A more modest influx of intelligence officers seems to have followed the first world war but is notable for the seniority of those making the switch from the covert world to public office and for the only known case of a serving intelligence officer sitting in Parliament. Reginald ‘Blinker’ Hall was the Director of British Naval Intelligence throughout the first world war and was responsible for establishing the fabled codebreaking operation in room 40 of the Admiralty building which, amongst other things, was responsible for decrypting the Zimmerman telegram. On leaving the Admiralty, Hall was elected as Conservative MP for Liverpool West Derby from 1919 to 1923 and subsequently Eastbourne from 1925 to 1929. Unlike some other former spies, according to the official history of MI6, Hall was not above telling stories about his secret work in order to enhance his electoral prospects.

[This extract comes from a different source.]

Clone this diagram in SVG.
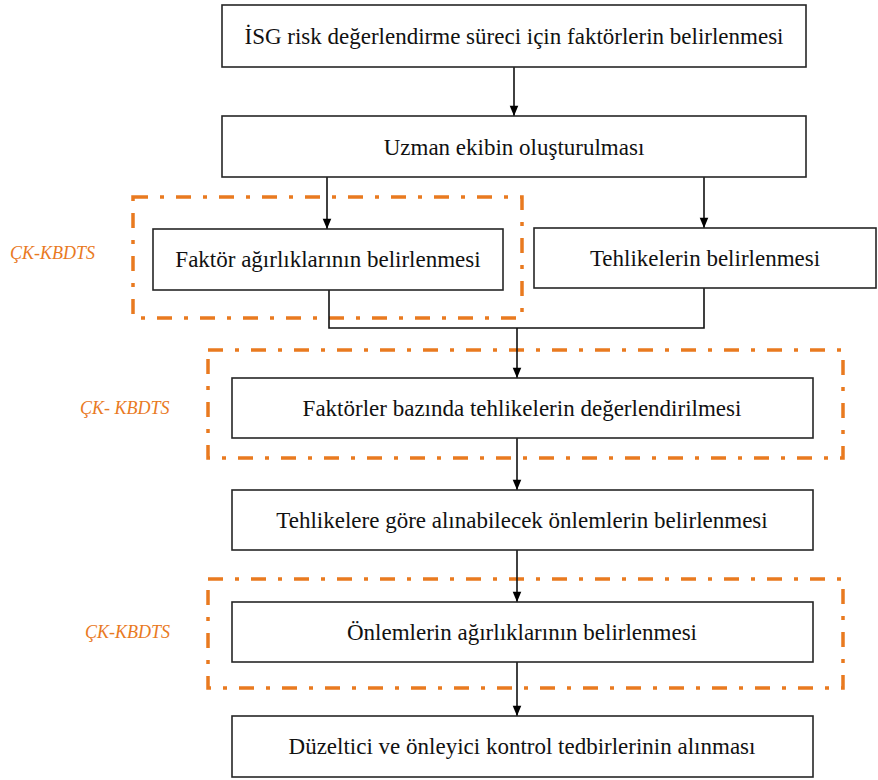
<svg xmlns="http://www.w3.org/2000/svg" width="878" height="780" viewBox="0 0 878 780">
<style>
.box{fill:#fff;stroke:#262626;stroke-width:1.6}
.t{font-family:'Liberation Serif','Times New Roman',serif;font-size:23px;fill:#111;text-anchor:middle}
.lbl{font-family:'Liberation Serif','Times New Roman',serif;font-size:18px;font-style:italic;fill:#E97A1F}
.grp{fill:none;stroke:#E97A1F;stroke-width:3.5;stroke-dasharray:15 12 4 12}
.c{fill:none;stroke:#111;stroke-width:1.6}
</style>
<defs>
<marker id="arr" markerUnits="userSpaceOnUse" markerWidth="12" markerHeight="14" refX="13" refY="6" orient="auto" viewBox="0 0 14 12">
<path d="M1,1 L13,6 L1,11 Z" fill="#000"/>
</marker>
</defs>
<g id="groups">
<rect class="grp" x="133" y="197" width="389" height="121"/>
<rect class="grp" x="208" y="350" width="635" height="108"/>
<rect class="grp" x="208" y="579" width="635" height="109"/>
</g>
<g id="labels">
<text class="lbl" x="10" y="259">ÇK-KBDTS</text>
<text class="lbl" x="80" y="414">ÇK- KBDTS</text>
<text class="lbl" x="85" y="638">ÇK-KBDTS</text>
</g>
<g id="connectors">
<line class="c" x1="514" y1="67" x2="514" y2="116" marker-end="url(#arr)"/>
<line class="c" x1="327" y1="177" x2="327" y2="229" marker-end="url(#arr)"/>
<line class="c" x1="704" y1="177" x2="704" y2="228" marker-end="url(#arr)"/>
<polyline class="c" points="329,290 329,328 704,328 704,288"/>
<line class="c" x1="517" y1="328" x2="517" y2="378" marker-end="url(#arr)"/>
<line class="c" x1="517" y1="438" x2="517" y2="490" marker-end="url(#arr)"/>
<line class="c" x1="517" y1="550" x2="517" y2="602" marker-end="url(#arr)"/>
<line class="c" x1="517" y1="662" x2="517" y2="716" marker-end="url(#arr)"/>
</g>
<g id="n1"><rect class="box" x="222" y="5" width="584" height="62"/><text class="t" x="514" y="44">İSG risk değerlendirme süreci için faktörlerin belirlenmesi</text></g>
<g id="n2"><rect class="box" x="222" y="116" width="584" height="61"/><text class="t" x="514" y="155">Uzman ekibin oluşturulması</text></g>
<g id="n3"><rect class="box" x="153" y="229" width="350" height="61"/><text class="t" x="328" y="267">Faktör ağırlıklarının belirlenmesi</text></g>
<g id="n4"><rect class="box" x="534" y="228" width="342" height="60"/><text class="t" x="705" y="266">Tehlikelerin belirlenmesi</text></g>
<g id="n5"><rect class="box" x="232" y="378" width="581" height="60"/><text class="t" x="522" y="416">Faktörler bazında tehlikelerin değerlendirilmesi</text></g>
<g id="n6"><rect class="box" x="232" y="490" width="581" height="60"/><text class="t" x="522" y="528">Tehlikelere göre alınabilecek önlemlerin belirlenmesi</text></g>
<g id="n7"><rect class="box" x="232" y="602" width="581" height="60"/><text class="t" x="522" y="640">Önlemlerin ağırlıklarının belirlenmesi</text></g>
<g id="n8"><rect class="box" x="232" y="716" width="581" height="61"/><text class="t" x="522" y="754">Düzeltici ve önleyici kontrol tedbirlerinin alınması</text></g>
</svg>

All of the individuals discussed above moved into Parliament after leaving the secret world. While some undoubtedly remained in contact with their former employers and may have occasionally been in position to pass on snippets of information, there is the only one known example of an individual who joined the intelligence services after being elected to Parliament. Sir Samuel Hoare was already a Member of Parliament when he joined the nascent SIS in 1915. Hoare, who was fluent in Russian, became head of the SIS wartime mission in Petrograd. He later moved to the British mission in Rome, where he appears to have transferred the Security Service (MI5). It is not clear when Hoare’s formal appointment with MI5 came to an end, but he went on to have a long and illustrious ministerial career and has the unique distinction of being the only Home and Foreign Secretary to have also served both in the Security Service and the Secret Intelligence Service.

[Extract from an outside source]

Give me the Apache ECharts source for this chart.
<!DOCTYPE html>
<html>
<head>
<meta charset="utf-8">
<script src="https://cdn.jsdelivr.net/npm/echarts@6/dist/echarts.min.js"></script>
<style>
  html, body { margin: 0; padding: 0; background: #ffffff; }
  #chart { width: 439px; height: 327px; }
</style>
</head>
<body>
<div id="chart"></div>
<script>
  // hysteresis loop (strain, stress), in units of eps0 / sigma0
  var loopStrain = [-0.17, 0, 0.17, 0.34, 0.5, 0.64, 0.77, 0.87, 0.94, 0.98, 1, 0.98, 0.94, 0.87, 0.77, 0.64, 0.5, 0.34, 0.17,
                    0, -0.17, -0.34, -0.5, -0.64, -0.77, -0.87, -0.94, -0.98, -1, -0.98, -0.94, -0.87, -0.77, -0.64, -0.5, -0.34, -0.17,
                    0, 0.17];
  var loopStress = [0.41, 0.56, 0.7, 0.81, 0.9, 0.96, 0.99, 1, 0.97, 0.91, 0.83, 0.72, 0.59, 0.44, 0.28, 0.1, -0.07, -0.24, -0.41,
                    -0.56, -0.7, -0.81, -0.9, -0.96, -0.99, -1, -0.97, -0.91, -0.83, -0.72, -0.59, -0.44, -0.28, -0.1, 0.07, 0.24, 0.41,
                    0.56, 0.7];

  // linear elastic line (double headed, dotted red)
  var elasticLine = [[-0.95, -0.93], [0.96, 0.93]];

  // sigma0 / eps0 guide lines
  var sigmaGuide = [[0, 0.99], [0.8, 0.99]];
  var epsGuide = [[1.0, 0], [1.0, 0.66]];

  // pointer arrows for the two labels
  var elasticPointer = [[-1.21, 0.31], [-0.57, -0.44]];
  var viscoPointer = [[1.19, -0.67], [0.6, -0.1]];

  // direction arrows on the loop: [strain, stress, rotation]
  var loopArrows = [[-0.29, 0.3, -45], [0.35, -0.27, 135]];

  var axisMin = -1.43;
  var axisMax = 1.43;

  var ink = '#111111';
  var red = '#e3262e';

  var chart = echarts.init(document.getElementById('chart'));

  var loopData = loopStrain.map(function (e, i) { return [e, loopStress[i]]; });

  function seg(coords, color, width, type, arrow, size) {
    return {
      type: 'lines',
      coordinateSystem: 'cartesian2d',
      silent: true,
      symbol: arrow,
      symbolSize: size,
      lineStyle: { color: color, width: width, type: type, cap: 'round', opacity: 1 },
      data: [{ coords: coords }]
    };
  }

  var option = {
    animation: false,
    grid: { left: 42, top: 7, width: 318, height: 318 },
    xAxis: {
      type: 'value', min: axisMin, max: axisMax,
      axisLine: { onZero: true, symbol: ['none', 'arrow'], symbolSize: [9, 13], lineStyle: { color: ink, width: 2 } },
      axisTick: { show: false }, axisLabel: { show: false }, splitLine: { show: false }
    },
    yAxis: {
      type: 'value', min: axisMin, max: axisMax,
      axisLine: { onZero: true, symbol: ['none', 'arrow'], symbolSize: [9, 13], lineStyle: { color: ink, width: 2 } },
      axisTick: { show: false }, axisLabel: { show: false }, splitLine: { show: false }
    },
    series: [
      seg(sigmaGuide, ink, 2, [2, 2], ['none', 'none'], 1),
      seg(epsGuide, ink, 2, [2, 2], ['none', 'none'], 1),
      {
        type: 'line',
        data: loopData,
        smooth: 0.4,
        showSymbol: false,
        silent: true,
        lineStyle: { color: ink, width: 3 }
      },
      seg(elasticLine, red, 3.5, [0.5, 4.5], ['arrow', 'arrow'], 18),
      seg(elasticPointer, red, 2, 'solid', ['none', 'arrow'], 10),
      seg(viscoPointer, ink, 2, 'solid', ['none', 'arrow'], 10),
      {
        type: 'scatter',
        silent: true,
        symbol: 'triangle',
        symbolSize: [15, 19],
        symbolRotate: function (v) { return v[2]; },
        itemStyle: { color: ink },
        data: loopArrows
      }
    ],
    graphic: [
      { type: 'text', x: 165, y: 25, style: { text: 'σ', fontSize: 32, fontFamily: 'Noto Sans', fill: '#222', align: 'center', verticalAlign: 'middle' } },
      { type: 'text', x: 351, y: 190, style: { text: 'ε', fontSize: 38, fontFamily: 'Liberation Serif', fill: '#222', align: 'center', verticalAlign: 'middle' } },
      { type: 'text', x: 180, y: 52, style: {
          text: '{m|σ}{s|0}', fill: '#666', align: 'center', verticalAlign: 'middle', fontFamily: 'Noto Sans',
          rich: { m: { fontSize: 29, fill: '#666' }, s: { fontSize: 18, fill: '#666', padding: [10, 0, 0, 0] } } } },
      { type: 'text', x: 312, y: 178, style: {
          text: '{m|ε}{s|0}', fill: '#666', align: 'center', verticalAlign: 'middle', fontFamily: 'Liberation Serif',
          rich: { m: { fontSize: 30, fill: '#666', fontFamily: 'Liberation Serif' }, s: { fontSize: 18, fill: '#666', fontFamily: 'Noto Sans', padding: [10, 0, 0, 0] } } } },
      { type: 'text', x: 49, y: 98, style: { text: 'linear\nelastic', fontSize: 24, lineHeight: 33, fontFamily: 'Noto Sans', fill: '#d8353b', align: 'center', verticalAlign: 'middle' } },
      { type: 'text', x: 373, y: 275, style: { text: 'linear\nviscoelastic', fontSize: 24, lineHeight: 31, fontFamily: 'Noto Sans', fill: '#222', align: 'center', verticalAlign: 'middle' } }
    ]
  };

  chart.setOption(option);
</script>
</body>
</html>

It is likely that there are many more examples of former, and perhaps even serving, intelligence officers sitting in Parliament. In a number of respects Rory Stewart is something of an outsider in the Conservative leadership race. He is known for his adventurous spirit and his fondness for taking the road less travelled. If he has indeed followed a route from Eton through the intelligence services and into Parliament he is, however, on a well-trodden path.